Tuesday, February 4, 2014

Why the need for a lawsuit? Just repeal marriage ban already!

Governor and Attorney General set to waste taxpayers' time, money, defending a ridiculous law that nobody wants anymore

A group of same-sex couples in Wisconsin are suing to have their marriage rights recognized by the state (PDF). Citing the 14th Amendment’s Due Process and Equal Protection clauses, the couples have made a reasonable argument for reversing the state constitutional amendment that bars same-sex marriages and unions substantially similar to marriage.

Previous efforts to sue on the matter have failed in state courts. This lawsuit differs from those earlier cases, however, because it moves the issue of Wisconsin’s marriage ban to federal courts.

But here’s an idea: instead of wasting taxpayer dollars defending the law, let’s just repeal the state ban altogether.

Polling numbers from October (PDF) show that a good majority of Wisconsinites (53 percent) support marriage rights for gay and lesbian couples. Much more than that, another quarter of residents believe that these couples should at least be given civil union rights, a title that’s not as protective as marriage but still grants at least some of the benefits. Only 19 percent think there shouldn’t be any recognition of rights to gay and lesbian partners.

So while conservative lawmakers like Gov. Scott Walker and Attorney General J.B. Van Hollen pledge to fight the lawsuit against the ban, the citizens of Wisconsin are steadfastly opposed to the ban itself by a rate of nearly 4-to-1.

But that’s not the sole reason to support repeal. The rights and privileges that gay and lesbian couples deserve to have is reason enough.

The same rationale that grants state couples the right to marry applies to same-sex couples: A loving couple, comprised of two individuals hoping to build a life together, wishes to enter a contractual agreement that bestows certain privileges to one another.
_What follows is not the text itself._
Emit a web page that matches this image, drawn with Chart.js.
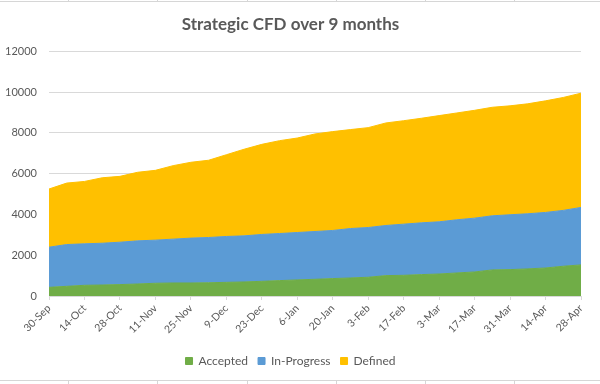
<!DOCTYPE html>
<html>
<head>
<meta charset="utf-8">
<title>Strategic CFD over 9 months</title>
<script src="https://cdn.jsdelivr.net/npm/chart.js@4.4.1/dist/chart.umd.min.js"></script>
<style>
  html, body { margin: 0; padding: 0; background: #fff; }
  #wrap { position: relative; width: 600px; height: 384px; overflow: hidden; }
  #wrap canvas { position: absolute; left: 0; top: 0; }
  .hline { position: absolute; left: 0; width: 600px; height: 1px; background: #d6d6d6; }
  .vline { position: absolute; width: 1px; background: #d6d6d6; }
</style>
</head>
<body>
<div id="wrap">
  <canvas id="cfdChart" width="600" height="384"></canvas>
</div>
<script>
// weekly snapshots, 30-Sep to 28-Apr
const weeks = ['30-Sep', '7-Oct', '14-Oct', '21-Oct', '28-Oct', '4-Nov', '11-Nov', '18-Nov', '25-Nov',
  '2-Dec', '9-Dec', '16-Dec', '23-Dec', '30-Dec', '6-Jan', '13-Jan', '20-Jan', '27-Jan', '3-Feb',
  '10-Feb', '17-Feb', '24-Feb', '3-Mar', '10-Mar', '17-Mar', '24-Mar', '31-Mar', '7-Apr', '14-Apr',
  '21-Apr', '28-Apr'];

// tick labels shown on the x axis (every second week)
const tickLabels = ['30-Sep', '14-Oct', '28-Oct', '11-Nov', '25-Nov', '9-Dec', '23-Dec', '6-Jan',
  '20-Jan', '3-Feb', '17-Feb', '3-Mar', '17-Mar', '31-Mar', '14-Apr', '28-Apr'];

const accepted = [425, 475, 525, 540, 560, 590, 625, 640, 640, 650, 670, 690, 720, 755, 790, 820,
  855, 885, 920, 1000, 1015, 1050, 1080, 1130, 1180, 1280, 1295, 1330, 1375, 1460, 1525];

const inProgress = [1970, 2050, 2035, 2050, 2080, 2115, 2115, 2150, 2200, 2220, 2250, 2260, 2300,
  2310, 2325, 2345, 2360, 2425, 2440, 2460, 2510, 2540, 2560, 2610, 2640, 2655, 2690, 2705, 2725,
  2740, 2820];

const defined = [2855, 3015, 3060, 3210, 3230, 3365, 3425, 3605, 3720, 3790, 4010, 4250, 4420, 4555,
  4635, 4785, 4850, 4855, 4900, 5030, 5075, 5130, 5210, 5240, 5290, 5325, 5345, 5395, 5475, 5540,
  5605];

const yTicks = [0, 2000, 4000, 6000, 8000, 10000, 12000];

const textColor = '#595959';
const gridColor = '#d9d9d9';
const fontFamily = 'Lato, "Open Sans", sans-serif';

// faint worksheet cell borders around the chart object
const wrap = document.getElementById('wrap');
const addLine = (cls, style) => {
  const el = document.createElement('div');
  el.className = cls;
  Object.assign(el.style, style);
  wrap.appendChild(el);
};
addLine('hline', { top: '1px' });
addLine('hline', { top: '380px' });
[68, 157, 247, 336, 425, 514].forEach(x => {
  addLine('vline', { left: x + 'px', top: '0px', height: '2px' });
  addLine('vline', { left: x + 'px', top: '380px', height: '4px' });
});

const series = [
  { label: 'Accepted', data: accepted, color: '#70ad47', fill: 'origin' },
  { label: 'In-Progress', data: inProgress, color: '#5b9bd5', fill: '-1' },
  { label: 'Defined', data: defined, color: '#ffc000', fill: '-1' },
];

new Chart(document.getElementById('cfdChart'), {
  type: 'line',
  data: {
    labels: weeks,
    datasets: series.map(s => ({
      label: s.label,
      data: s.data,
      backgroundColor: s.color,
      borderColor: s.color,
      borderWidth: 1,
      pointRadius: 0,
      tension: 0,
      fill: s.fill,
    })),
  },
  options: {
    responsive: false,
    animation: false,
    layout: { padding: { left: 0, right: 19, top: 0, bottom: 7 } },
    plugins: {
      title: {
        display: true,
        text: 'Strategic CFD over 9 months',
        color: textColor,
        font: { family: fontFamily, size: 17, weight: 'bold' },
        padding: { top: 14, bottom: 17 },
      },
      legend: {
        position: 'bottom',
        labels: {
          color: textColor,
          font: { family: fontFamily, size: 12 },
          boxWidth: 7,
          boxHeight: 7,
          padding: 10,
        },
      },
      tooltip: { enabled: false },
    },
    scales: {
      x: {
        stacked: true,
        offset: false,
        border: { color: gridColor },
        grid: {
          drawOnChartArea: false,
          tickLength: 4,
          color: ctx => (tickLabels.includes(weeks[ctx.index]) ? gridColor : 'rgba(0,0,0,0)'),
        },
        ticks: {
          autoSkip: false,
          minRotation: 45,
          maxRotation: 45,
          padding: 2,
          color: textColor,
          font: { family: fontFamily, size: 10.5 },
          callback: (value, index) => (tickLabels.includes(weeks[index]) ? weeks[index] : ''),
        },
        afterFit: scale => { scale.height = 49; },
      },
      y: {
        stacked: true,
        min: yTicks[0],
        max: yTicks[yTicks.length - 1],
        border: { display: false },
        grid: { color: gridColor, drawTicks: false },
        ticks: {
          stepSize: 2000,
          padding: 12,
          color: textColor,
          font: { family: fontFamily, size: 11 },
          callback: value => String(value),
        },
        afterFit: scale => { scale.width = 49; },
      },
    },
  },
});
</script>
</body>
</html>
The state recognizes this contract, and enforces it through the appropriate laws and regulations.

There’s nothing to say that the same type of recognition can’t be granted to same-sex partners. Where is the harm? Who is substantially hurt in granting marriage licenses to same-sex partners? It certainly isn’t the state, who would readily grant these same individuals marriage licenses if they had been born straight. And it’s certainly not other married couples, or those who are not yet married, who in no way are affected by the actions of others seeking recognition.

There is no reason why same-sex marriage should be banned in the first place. The constitutional ban in 2006 is now irrelevant, a stain on our state’s history, and an unpopular piece of policy in the minds of today’s citizens. We ought to work to repeal the law, and the first step in that process is to demand the legislature take up the issue today.